Gherda Kagan in the second grade

This is me, Gherda Kagan, (by the bust of Stalin) in the second grade. This photo was made in Odessa in 1941. Our form was gathered in the school -hall when the school-year was over. At five I learned to read well, but my writing was poor. They didn't want to admit me to school at the age of 7, but when I turned 8, I took an exam and admitted me to the second grade. I felt very hurt. First grade schoolchildren were greeted with an orchestra and flowers and when I came to school nobody paid any attention to me. There were only two marks at school: 'good' and 'excellent'. My first mark was 'good' in behavior. I came home very proud, but my mother told me off so seriously that I understood that I was not allowed to chat in class.
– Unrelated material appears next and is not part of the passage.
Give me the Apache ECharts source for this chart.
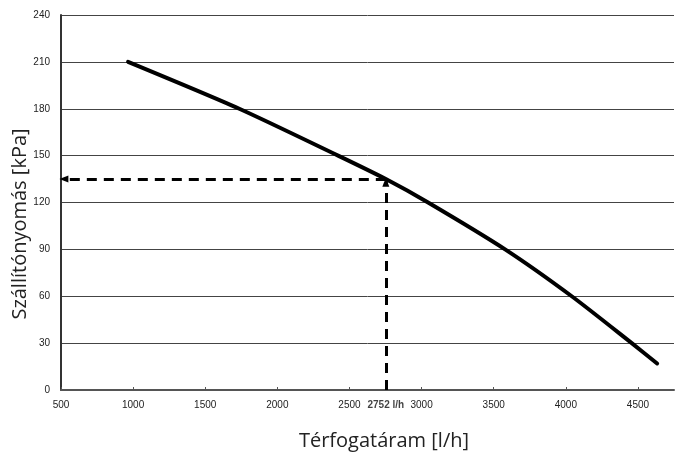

Before the war I didn't understand the difference between Jews and Russian. I believed that since I was born in Leningrad in the USSR I automatically became Russian. My parents never told me that I was a Jew. I saw all children with painted eggs at Easter while I never had one. When I asked my mother she said: 'All right, next time you will have one' and I calmed down. In spring 1941, probably under the influence of conversations that I heard I had a dream that Germans came and grabbed me by my plaits and pushed me down to the flame on a primus stove. I woke up from horror. On 22 June, on Sunday, I was having a music class in our neighbor's room since there was no space for a piano in our room. As a rule, my mother sat there with me, but this time she sent me to practice alone. An hour later the hostess said to me: 'Your mother is looking out of the window. She wants you to come home'. They told me at home that a war began. From the first days a public garden near the railway station was full of refugees from Bessarabia. Tenants of our house went to dig shelters under the supervision of our house maintenance manager. We, children, delivered water in cans.